**Set task**: Repeat the material exactly from its first line to the line that includes "import numpy as np". Skip pictures.

☆ ☆ ☆ ☆ ☆

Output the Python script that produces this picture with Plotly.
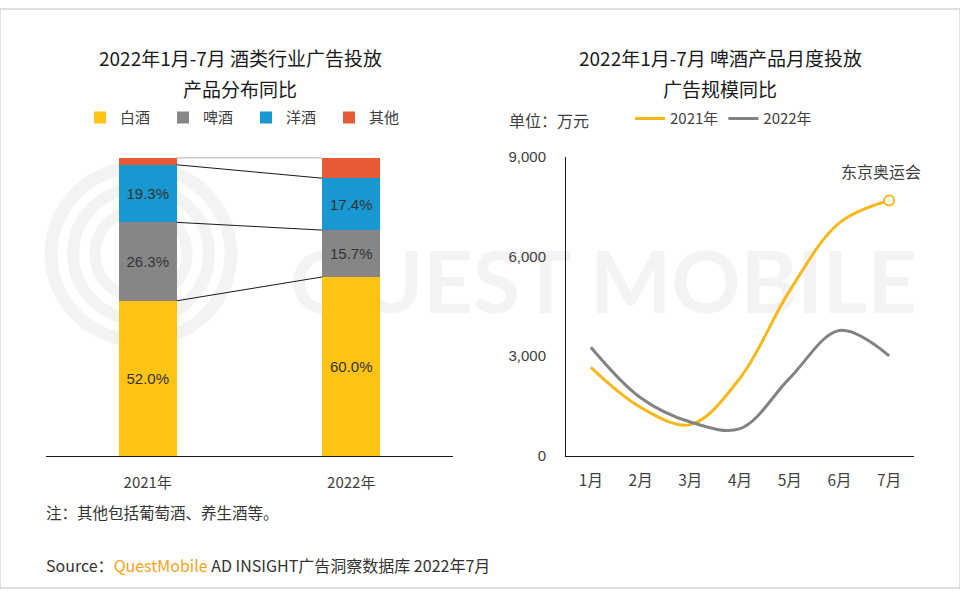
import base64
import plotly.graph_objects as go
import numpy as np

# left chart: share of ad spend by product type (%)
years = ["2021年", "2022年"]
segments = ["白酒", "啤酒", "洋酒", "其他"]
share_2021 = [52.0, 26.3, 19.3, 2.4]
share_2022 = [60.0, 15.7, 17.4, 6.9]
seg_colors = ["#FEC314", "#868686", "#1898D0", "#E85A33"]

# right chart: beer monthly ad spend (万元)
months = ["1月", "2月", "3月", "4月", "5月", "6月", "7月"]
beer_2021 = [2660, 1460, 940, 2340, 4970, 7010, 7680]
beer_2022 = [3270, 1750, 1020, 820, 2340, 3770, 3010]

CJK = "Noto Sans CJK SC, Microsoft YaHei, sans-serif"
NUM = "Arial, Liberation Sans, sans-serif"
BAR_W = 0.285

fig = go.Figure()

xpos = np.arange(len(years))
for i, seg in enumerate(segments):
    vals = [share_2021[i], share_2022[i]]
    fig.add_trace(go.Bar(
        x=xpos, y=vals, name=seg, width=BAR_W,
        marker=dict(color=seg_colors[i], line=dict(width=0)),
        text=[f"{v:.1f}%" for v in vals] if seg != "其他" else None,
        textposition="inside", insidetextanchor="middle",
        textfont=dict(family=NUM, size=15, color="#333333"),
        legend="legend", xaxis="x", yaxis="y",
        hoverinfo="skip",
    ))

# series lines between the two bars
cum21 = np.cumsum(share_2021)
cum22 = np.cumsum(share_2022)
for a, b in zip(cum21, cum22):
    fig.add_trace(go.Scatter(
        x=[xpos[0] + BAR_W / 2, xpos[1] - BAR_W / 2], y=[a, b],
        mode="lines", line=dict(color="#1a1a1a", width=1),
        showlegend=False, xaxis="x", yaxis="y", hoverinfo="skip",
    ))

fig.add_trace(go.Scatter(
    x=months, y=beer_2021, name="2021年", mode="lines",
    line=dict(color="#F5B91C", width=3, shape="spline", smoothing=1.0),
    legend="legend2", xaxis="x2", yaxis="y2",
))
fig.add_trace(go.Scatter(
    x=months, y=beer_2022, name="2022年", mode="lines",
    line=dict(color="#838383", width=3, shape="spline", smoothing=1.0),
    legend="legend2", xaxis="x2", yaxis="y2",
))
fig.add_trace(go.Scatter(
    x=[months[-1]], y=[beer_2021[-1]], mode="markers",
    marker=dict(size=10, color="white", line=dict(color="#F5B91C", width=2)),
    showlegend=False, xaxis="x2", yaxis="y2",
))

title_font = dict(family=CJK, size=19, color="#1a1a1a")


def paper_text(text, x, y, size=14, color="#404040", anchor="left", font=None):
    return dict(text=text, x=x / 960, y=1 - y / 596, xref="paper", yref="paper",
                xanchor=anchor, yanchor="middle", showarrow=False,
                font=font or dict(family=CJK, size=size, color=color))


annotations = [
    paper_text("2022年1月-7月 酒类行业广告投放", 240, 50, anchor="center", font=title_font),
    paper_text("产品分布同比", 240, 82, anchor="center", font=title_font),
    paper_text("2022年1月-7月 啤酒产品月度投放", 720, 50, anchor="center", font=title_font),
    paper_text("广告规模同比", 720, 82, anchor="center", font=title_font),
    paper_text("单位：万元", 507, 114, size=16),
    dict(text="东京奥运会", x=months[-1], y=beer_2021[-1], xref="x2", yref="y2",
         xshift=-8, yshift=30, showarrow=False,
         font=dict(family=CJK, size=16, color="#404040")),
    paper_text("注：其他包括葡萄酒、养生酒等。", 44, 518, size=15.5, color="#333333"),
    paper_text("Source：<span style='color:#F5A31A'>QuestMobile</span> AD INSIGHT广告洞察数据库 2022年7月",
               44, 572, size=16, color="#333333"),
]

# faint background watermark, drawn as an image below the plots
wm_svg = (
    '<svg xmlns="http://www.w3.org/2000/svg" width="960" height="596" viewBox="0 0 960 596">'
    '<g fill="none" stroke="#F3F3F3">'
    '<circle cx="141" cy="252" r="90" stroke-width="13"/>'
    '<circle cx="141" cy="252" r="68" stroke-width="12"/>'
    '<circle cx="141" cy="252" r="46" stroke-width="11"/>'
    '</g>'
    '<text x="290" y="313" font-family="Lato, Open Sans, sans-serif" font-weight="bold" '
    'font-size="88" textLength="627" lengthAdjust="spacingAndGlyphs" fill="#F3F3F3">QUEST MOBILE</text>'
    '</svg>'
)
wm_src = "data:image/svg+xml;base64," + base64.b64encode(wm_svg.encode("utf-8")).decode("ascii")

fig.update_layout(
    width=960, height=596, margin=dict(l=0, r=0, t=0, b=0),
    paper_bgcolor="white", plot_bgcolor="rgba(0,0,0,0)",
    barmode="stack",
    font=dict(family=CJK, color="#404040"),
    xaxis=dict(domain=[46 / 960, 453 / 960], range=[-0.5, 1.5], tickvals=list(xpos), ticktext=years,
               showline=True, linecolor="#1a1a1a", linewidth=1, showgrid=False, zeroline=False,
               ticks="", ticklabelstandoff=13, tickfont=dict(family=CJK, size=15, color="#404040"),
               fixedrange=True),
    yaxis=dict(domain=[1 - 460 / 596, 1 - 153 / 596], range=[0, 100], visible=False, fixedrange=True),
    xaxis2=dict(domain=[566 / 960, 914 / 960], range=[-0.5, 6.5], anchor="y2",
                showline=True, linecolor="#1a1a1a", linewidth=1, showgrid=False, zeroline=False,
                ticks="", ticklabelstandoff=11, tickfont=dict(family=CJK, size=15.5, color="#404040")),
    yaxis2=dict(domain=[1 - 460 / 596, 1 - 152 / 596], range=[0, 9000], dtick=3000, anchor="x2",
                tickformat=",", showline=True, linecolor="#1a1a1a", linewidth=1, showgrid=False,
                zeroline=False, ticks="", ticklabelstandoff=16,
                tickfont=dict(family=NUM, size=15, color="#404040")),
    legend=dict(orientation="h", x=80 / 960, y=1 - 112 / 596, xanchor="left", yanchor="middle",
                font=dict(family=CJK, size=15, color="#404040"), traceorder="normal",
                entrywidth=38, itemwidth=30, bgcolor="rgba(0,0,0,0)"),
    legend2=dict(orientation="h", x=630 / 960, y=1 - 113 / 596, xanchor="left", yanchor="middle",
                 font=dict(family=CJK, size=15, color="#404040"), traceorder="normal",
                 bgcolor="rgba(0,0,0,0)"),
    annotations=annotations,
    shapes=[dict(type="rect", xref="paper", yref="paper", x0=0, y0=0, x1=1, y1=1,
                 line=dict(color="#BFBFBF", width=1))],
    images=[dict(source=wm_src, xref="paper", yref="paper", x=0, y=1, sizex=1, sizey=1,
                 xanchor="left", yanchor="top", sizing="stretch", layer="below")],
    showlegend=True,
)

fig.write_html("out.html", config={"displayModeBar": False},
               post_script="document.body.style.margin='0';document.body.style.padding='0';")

☆ ☆ ☆ ☆ ☆

**Response to the exercise**:
Output the Python script that produces this picture with Plotly.
import base64
import plotly.graph_objects as go
import numpy as np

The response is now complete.